According to the survey, one in five Irish consumers are skipping lunch almost every day and 44% are skipping their afternoon meal at least twice during the working week.

Lunch is supposed to be a staple meal in consumers’ diets, providing a break half way through the day.

However, as consumers feel stressed at work and are looking to impress their employers, they often take a quick break or none at all, leaving little time to enjoy food.

“Nowadays, many busy employees who feel under pressure to meet their work commitments grab a quick bite at their desk, if anything at all,” says analyst Kirsty Nolan.

“Even though this might initially sound like bad news, shorter lunch breaks actually present a huge opportunity for FMCG manufactures to target busy consumers with convenient, fast and exciting options.”

Lunch options with comfort, relaxation

To date, manufacturers have been paying a lot of attention to consumers skipping breakfast, with innovators constantly creating the latest on-the-go breakfast solution.

Canadean says the morning goods category, which includes ready-to-eat baked products such as croissants, pancakes and toaster pastries, had a volume of 4.5 million kg in 2014, and is expected to grow at a compound annual growth rate of 2.7% over the next five years.

Leading players in the market such as Kellogg’s and In-store Bakeries have been providing consumers with the ideal, convenient breakfast solution.

Meanwhile, the lunch box has remained much the same since the launch of Pot Noodles in the late 70s and Marks and Spencer’s introduction of pre-packed sandwiches in 1980.

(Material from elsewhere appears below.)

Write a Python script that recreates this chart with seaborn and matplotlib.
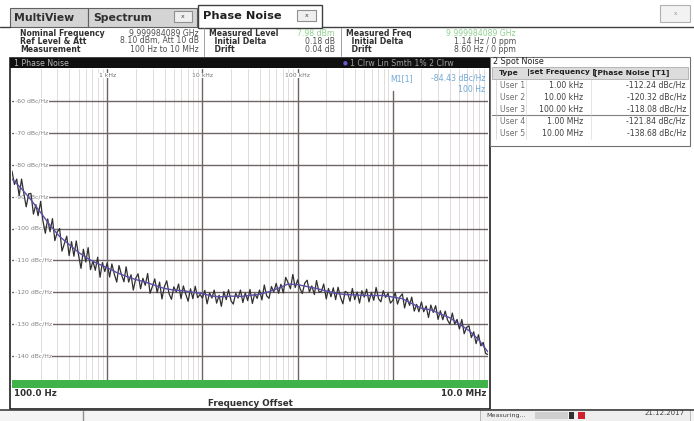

The survey reveals that six out of 10 consumers in Ireland agree that convenient food can also be tasty, while roughly the same number (62%) find food appealing that suits their needs for comfort. “These results abolish some barriers that used to stand in the way of convenience food,” says Nolan.

“The strategy to reignite the lunch time might lie in offering consumers a moment of comfort and relaxation with a fast and appetizing lunch option.”